U.N. hopes for better access to displaced in Somalia
Source: Reuters
By Stephanie Nebehay GENEVA, April 24 (Reuters) - The U.N. food agency said on Tuesday it had struck a deal to get better access to hundreds of thousands of desperate Somalis who have fled Mogadishu to escape fighting. The humanitarian situation has continued to worsen in Somalia, where fighting between allied Somali-Ethiopian forces and Islamist gunmen is hampering aid agencies in delivering vital food, clean water and shelter. Senior Somali officials and U.N. aid agencies met in the southern Somali town of Baidoa on Monday after U.N. resident coordinator Eric Laroche warned last week of a looming humanitarian catastrophe. "The discussions were very positive. We hope and think that the problem has been solved," WFP spokeswoman Christiane Berthiaume told a news briefing in Geneva. A government statement confirming this was still expected, she said. A WFP convoy was turned back earlier this month while en route from Mogadishu to Afgooye, some 30 km (20 miles) to the west -- where agencies now say from 40,000 to 50,000 of the displaced are gathered -- after authorities said the food had to be inspected in the capital. "We are going to try to go to Afgooye. What needs to be done now is the instruction has to be given to the checkpoints.

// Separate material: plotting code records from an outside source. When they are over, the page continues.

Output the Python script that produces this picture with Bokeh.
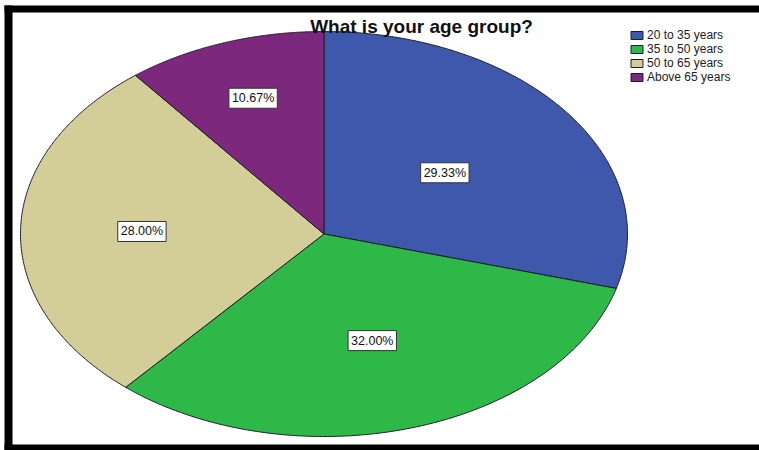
import numpy as np
from bokeh.plotting import figure
from bokeh.models import ColumnDataSource, Range1d, Label, Legend, LegendItem, BoxAnnotation
from bokeh.core.properties import value
from bokeh.embed import file_html
from bokeh.resources import INLINE

# ---- data ----
categories = ["20 to 35 years", "35 to 50 years", "50 to 65 years", "Above 65 years"]
percents = [29.33, 32.00, 28.00, 10.67]
colors = ["#3E58AC", "#2EB848", "#D3CE97", "#7C287D"]
title_text = "What is your age group?"

# ---- layout (screen-pixel-like data space, y negative downward) ----
CX, CY, RX, RY = 323.5, -233.5, 303.5, 202.5
label_r = [0.5, 0.55, 0.6, 0.71]

p = figure(width=759, height=450,
           x_range=Range1d(0, 759), y_range=Range1d(-450, 0),
           x_axis_type=None, y_axis_type=None,
           toolbar_location=None, output_backend="svg",
           min_border=0,
           border_fill_color="white", background_fill_color="white",
           outline_line_color=None)
p.grid.visible = False

# black frame decoration (top, left, bottom)
for l, rr, t, b in [(4, 759, -5, -12), (4, 12, -5, -450), (4, 759, -444, -450)]:
    p.add_layout(BoxAnnotation(left=l, right=rr, top=t, bottom=b,
                               fill_color="black", fill_alpha=1, line_color=None,
                               level="underlay"))

total = float(sum(percents))
fr = np.cumsum([0.0] + percents) / total
xs, ys, lx, ly, txt = [], [], [], [], []
for i, v in enumerate(percents):
    t = np.linspace(2 * np.pi * fr[i], 2 * np.pi * fr[i + 1], 240)
    xs.append([CX] + list(CX + RX * np.sin(t)))
    ys.append([CY] + list(CY + RY * np.cos(t)))
    tm = np.pi * (fr[i] + fr[i + 1])
    lx.append(CX + RX * label_r[i] * np.sin(tm))
    ly.append(CY + RY * label_r[i] * np.cos(tm))
    txt.append(f"{v:.2f}%")

src = ColumnDataSource(dict(xs=xs, ys=ys, color=colors, label=categories))
r = p.patches("xs", "ys", source=src, fill_color="color",
              line_color="#1e1e2a", line_width=1)

lsrc = ColumnDataSource(dict(x=lx, y=ly, text=txt))
p.text(x="x", y="y", text="text", source=lsrc,
       text_align="center", text_baseline="middle",
       text_font=value("Liberation Sans"), text_font_size="12.5px",
       text_color="#111111",
       background_fill_color="white",
       border_line_color="#333333", border_line_width=1,
       padding=3)

p.add_layout(Label(x=421, y=-26, text=title_text, text_align="center",
                   text_baseline="alphabetic", text_font="Liberation Sans",
                   text_font_style="bold", text_font_size="19px",
                   text_color="#111111"))

legend = Legend(items=[LegendItem(label=c, renderers=[r], index=i)
                       for i, c in enumerate(categories)],
                location=(629, 450 - 84), orientation="vertical",
                padding=0, margin=0, spacing=0,
                glyph_width=15, glyph_height=10, label_height=12,
                label_standoff=3,
                label_text_font="Liberation Sans", label_text_font_size="12px",
                label_text_color="#222222",
                border_line_color=None, background_fill_alpha=0)
p.add_layout(legend, "center")

open("out.html", "w").write(file_html(p, INLINE))
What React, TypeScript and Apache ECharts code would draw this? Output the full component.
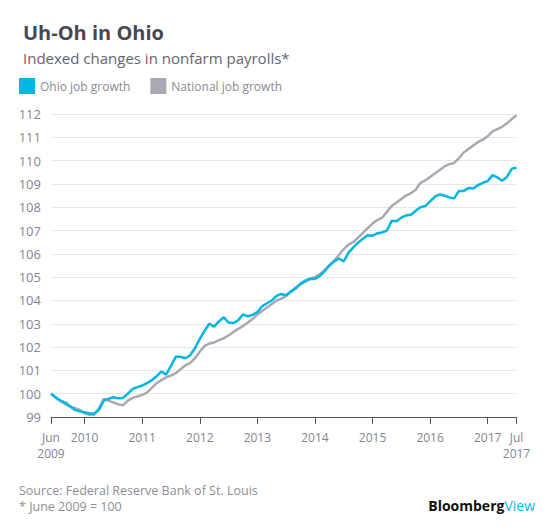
import React, { useEffect, useRef } from "react";
import * as echarts from "echarts";

// Monthly, Jun 2009 .. Jul 2017 (98 points), index June 2009 = 100
const ohio: number[] = [
  100.0, 99.85, 99.7, 99.62, 99.45, 99.3, 99.25, 99.2, 99.15, 99.15,
  99.3, 99.7, 99.78, 99.85, 99.8, 99.82, 100.0, 100.2, 100.28, 100.35,
  100.45, 100.58, 100.75, 100.95, 100.82, 101.2, 101.58, 101.58, 101.52, 101.65,
  101.95, 102.35, 102.7, 103.0, 102.88, 103.1, 103.28, 103.05, 103.03, 103.15,
  103.4, 103.32, 103.38, 103.5, 103.75, 103.88, 104.0, 104.2, 104.28, 104.22,
  104.38, 104.52, 104.72, 104.85, 104.93, 104.92, 105.05, 105.25, 105.5, 105.68,
  105.8, 105.68, 106.05, 106.28, 106.48, 106.65, 106.8, 106.78, 106.88, 106.92,
  107.0, 107.42, 107.4, 107.55, 107.65, 107.68, 107.85, 108.0, 108.05, 108.25,
  108.45, 108.55, 108.5, 108.42, 108.38, 108.7, 108.7, 108.82, 108.8, 108.95,
  109.05, 109.12, 109.38, 109.28, 109.14, 109.3, 109.65, 109.7,
];

const national: number[] = [
  100.0, 99.82, 99.68, 99.55, 99.45, 99.38, 99.3, 99.15, 99.1, 99.1,
  99.38, 99.78, 99.7, 99.62, 99.55, 99.5, 99.7, 99.82, 99.88, 99.95,
  100.05, 100.25, 100.45, 100.58, 100.7, 100.78, 100.88, 101.05, 101.22, 101.32,
  101.52, 101.8, 102.05, 102.15, 102.2, 102.3, 102.38, 102.5, 102.65, 102.78,
  102.9, 103.05, 103.2, 103.4, 103.55, 103.7, 103.85, 104.0, 104.08, 104.2,
  104.4, 104.55, 104.7, 104.8, 104.92, 105.0, 105.12, 105.3, 105.5, 105.7,
  105.95, 106.2, 106.4, 106.5, 106.7, 106.9, 107.1, 107.3, 107.45, 107.55,
  107.8, 108.05, 108.2, 108.35, 108.5, 108.6, 108.75, 109.05, 109.15, 109.3,
  109.45, 109.6, 109.75, 109.85, 109.9, 110.1, 110.35, 110.5, 110.65, 110.8,
  110.9, 111.05, 111.25, 111.35, 111.45, 111.6, 111.78, 111.95,
];

const seriesNames = ["Ohio job growth", "National job growth"];
const startYear = 2009;
const startMonth = 6; // June

const months: string[] = ohio.map((_, i) => {
  const m = startMonth - 1 + i;
  const y = startYear + Math.floor(m / 12);
  const mm = (m % 12) + 1;
  return `${y}-${mm < 10 ? "0" + mm : mm}`;
});

const tickLabels: Record<string, string> = {
  "2009-06": "Jun\n2009",
  "2010-01": "2010",
  "2011-01": "2011",
  "2012-01": "2012",
  "2013-01": "2013",
  "2014-01": "2014",
  "2015-01": "2015",
  "2016-01": "2016",
  "2017-01": "2017",
  "2017-07": "Jul\n2017",
};

const FONT = "'Open Sans', sans-serif";

export default function App() {
  const ref = useRef<HTMLDivElement>(null);
  useEffect(() => {
    if (!ref.current) return;
    const chart = echarts.init(ref.current, undefined, { renderer: "svg" });
    const isTick = (_: number, v: string) => v in tickLabels;
    chart.setOption({
      animation: false,
      backgroundColor: "#ffffff",
      textStyle: { fontFamily: FONT },
      title: [
        {
          text: "Uh-Oh in Ohio",
          left: 18,
          top: 17,
          textStyle: { fontSize: 20, fontWeight: "bold", color: "#474653", fontFamily: FONT },
        },
        {
          text: "Indexed changes in nonfarm payrolls*",
          left: 18,
          top: 45,
          textStyle: { fontSize: 15, fontWeight: "normal", color: "#66656f", fontFamily: FONT },
        },
      ],
      legend: {
        left: 19,
        top: 78,
        padding: 0,
        icon: "rect",
        itemWidth: 16,
        itemHeight: 16,
        itemGap: 20,
        textStyle: { fontSize: 12, color: "#8a8994", fontFamily: FONT },
        data: seriesNames,
      },
      grid: { left: 51, right: 40.5, top: 114, bottom: 112, containLabel: false },
      xAxis: {
        type: "category",
        data: months,
        boundaryGap: false,
        axisLine: { show: true, lineStyle: { color: "#55545f", width: 1 } },
        axisTick: { show: true, interval: isTick, length: 7, lineStyle: { color: "#55545f" } },
        axisLabel: {
          interval: isTick,
          showMinLabel: true,
          showMaxLabel: true,
          hideOverlap: false,
          formatter: (v: string) => tickLabels[v] || "",
          color: "#85848f",
          fontSize: 12,
          lineHeight: 16,
          margin: 12,
          fontFamily: FONT,
        },
        splitLine: { show: false },
      },
      yAxis: {
        type: "value",
        min: 99,
        max: 112,
        interval: 1,
        axisLine: { show: false },
        axisTick: { show: false },
        axisLabel: { color: "#85848f", fontSize: 13, margin: 10, fontFamily: FONT },
        splitLine: { lineStyle: { color: "#e6e6e9", width: 1 } },
      },
      series: [
        {
          name: seriesNames[1],
          type: "line",
          data: national,
          showSymbol: false,
          symbol: "none",
          lineStyle: { color: "#a9a8b3", width: 2.5 },
          itemStyle: { color: "#a9a8b3" },
        },
        {
          name: seriesNames[0],
          type: "line",
          data: ohio,
          showSymbol: false,
          symbol: "none",
          lineStyle: { color: "#00b6e3", width: 2.5 },
          itemStyle: { color: "#00b6e3" },
        },
      ],
      graphic: [
        {
          type: "text",
          left: 19,
          top: 482,
          style: {
            text: "Source: Federal Reserve Bank of St. Louis\n* June 2009 = 100",
            fill: "#8e8d97",
            font: `12.5px ${FONT}`,
            lineHeight: 16,
          },
        },
        {
          type: "text",
          right: 22,
          top: 498,
          style: {
            text: "{b|Bloomberg}{v|View}",
            rich: {
              b: { fill: "#111111", font: `bold 14px ${FONT}` },
              v: { fill: "#14b4e6", font: `14px ${FONT}` },
            },
          },
        },
      ],
    });
    return () => chart.dispose();
  }, []);
  return (
    <div ref={ref} style={{ width: 557, height: 529, position: "absolute", left: 0, top: 0 }} />
  );
}
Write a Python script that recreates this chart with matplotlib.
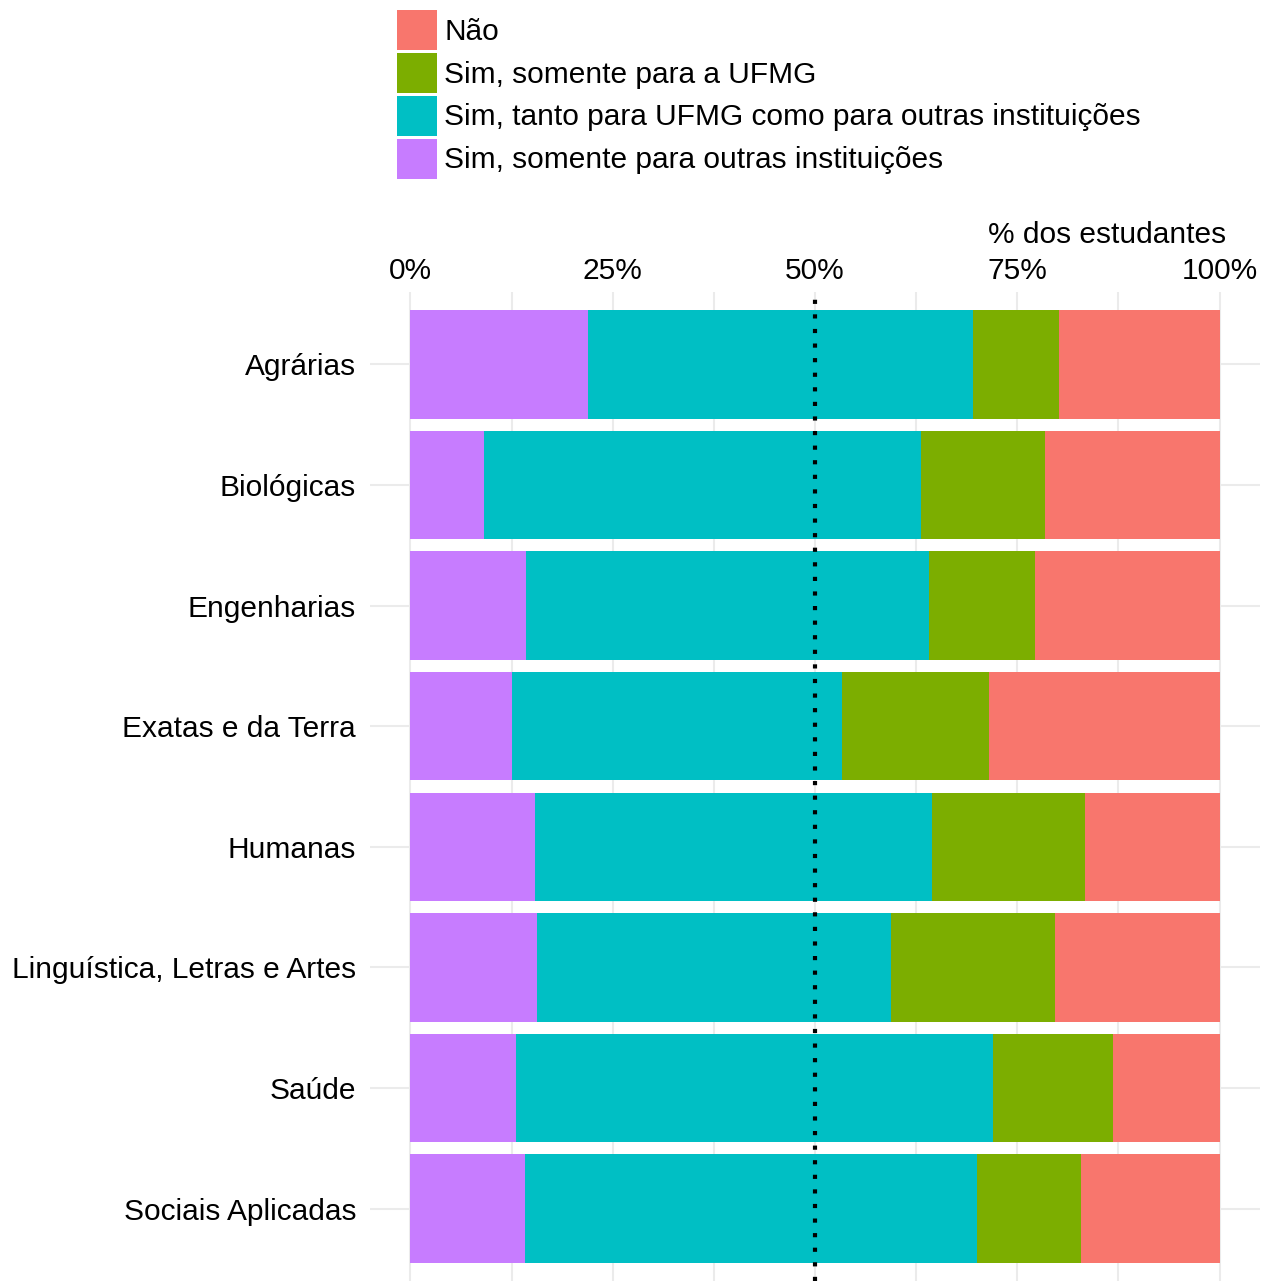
import matplotlib
matplotlib.use("Agg")
import matplotlib.pyplot as plt
import numpy as np

# dados: proporção acumulada
areas = ["Agrárias", "Biológicas", "Engenharias", "Exatas e da Terra",
         "Humanas", "Linguística, Letras e Artes", "Saúde", "Sociais Aplicadas"]
so_outras = [0.219, 0.091, 0.143, 0.126, 0.154, 0.157, 0.131, 0.142]
ate_tanto = [0.695, 0.631, 0.641, 0.533, 0.644, 0.594, 0.720, 0.700]
ate_ufmg = [0.801, 0.784, 0.772, 0.715, 0.834, 0.797, 0.868, 0.829]

respostas = ["Não", "Sim, somente para a UFMG",
             "Sim, tanto para UFMG como para outras instituições",
             "Sim, somente para outras instituições"]
cores = ["#F8766D", "#7CAE00", "#00BFC4", "#C77CFF"]

plt.rcParams['font.family'] = ['Liberation Sans', 'DejaVu Sans']

W, H = 1263, 1281
fs = 21.5
fig = plt.figure(figsize=(W / 100, H / 100), dpi=100)
ax = fig.add_axes([370 / W, 0, (1260 - 370) / W, (H - 292) / H])

y = np.arange(len(areas))
so_outras = np.array(so_outras)
ate_tanto = np.array(ate_tanto)
ate_ufmg = np.array(ate_ufmg)

segs = [(ate_ufmg, 1 - ate_ufmg), (ate_tanto, ate_ufmg - ate_tanto),
        (so_outras, ate_tanto - so_outras), (np.zeros(len(y)), so_outras)]
for (esq, larg), cor, rot in zip(segs, cores, respostas):
    ax.barh(y, larg, left=esq, height=0.9, color=cor, label=rot, zorder=2)

ax.axvline(0.5, color="black", lw=3, ls=(0, (1, 2.5)), zorder=3)

ax.set_xlim(-0.05, 1.05)
ax.set_ylim(len(areas) - 0.4, -0.6)
ax.set_xticks([0, 0.25, 0.5, 0.75, 1.0])
ax.set_xticklabels(["0%", "25%", "50%", "75%", "100%"])
ax.set_xticks([0.125, 0.375, 0.625, 0.875], minor=True)
ax.set_yticks(y)
ax.set_yticklabels(areas)
ax.xaxis.tick_top()
ax.tick_params(axis="y", length=0, labelsize=fs, pad=10)
ax.tick_params(axis="x", length=0, labelsize=fs, pad=5)
ax.tick_params(axis="x", which="minor", length=0)
ax.grid(True, which="both", color="#EBEBEB", lw=1.5, zorder=0)
for s in ax.spines.values():
    s.set_visible(False)

fig.text(1226 / W, 1 - 235 / H, "% dos estudantes", ha="right", va="center", fontsize=fs)

h, l = ax.get_legend_handles_labels()
fig.legend(h, l, loc="upper left", bbox_to_anchor=(385 / W, 1 + 2 / H),
           frameon=False, fontsize=fs, handlelength=1.33, handleheight=1.68,
           handletextpad=0.25, labelspacing=0.1, borderaxespad=0)

fig.savefig("out.png", dpi=100)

That might take a while," Berthiaume said. Shelling and artillery fire shook northern Mogadishu on Tuesday, the seventh day of fighting in which local officials say some 300 people have been killed. The International Committee of the Red Cross said 300 people were treated for wounds last weekend alone. Up to half a million people have fled Mogadishu since fighting erupted in February. Thousands are sleeping in the open. Medecins Sans Frontieres said it was "extremely concerned about the low response (which) aid agencies are able to provide largely due to the insecurity situation". It said there was a "lack of sanitation everywhere". The World Health Organisation said it had sent health and water and sanitation experts to Nairobi, but they could not go into Somalia until security improved. The WHO was sending enough cholera kits for up to 2,000 people to Somalia. Some 12,429 cases of acute watery diarrhoea -- including some confirmed cases of cholera -- and 414 deaths have been reported since last December, according to the agency.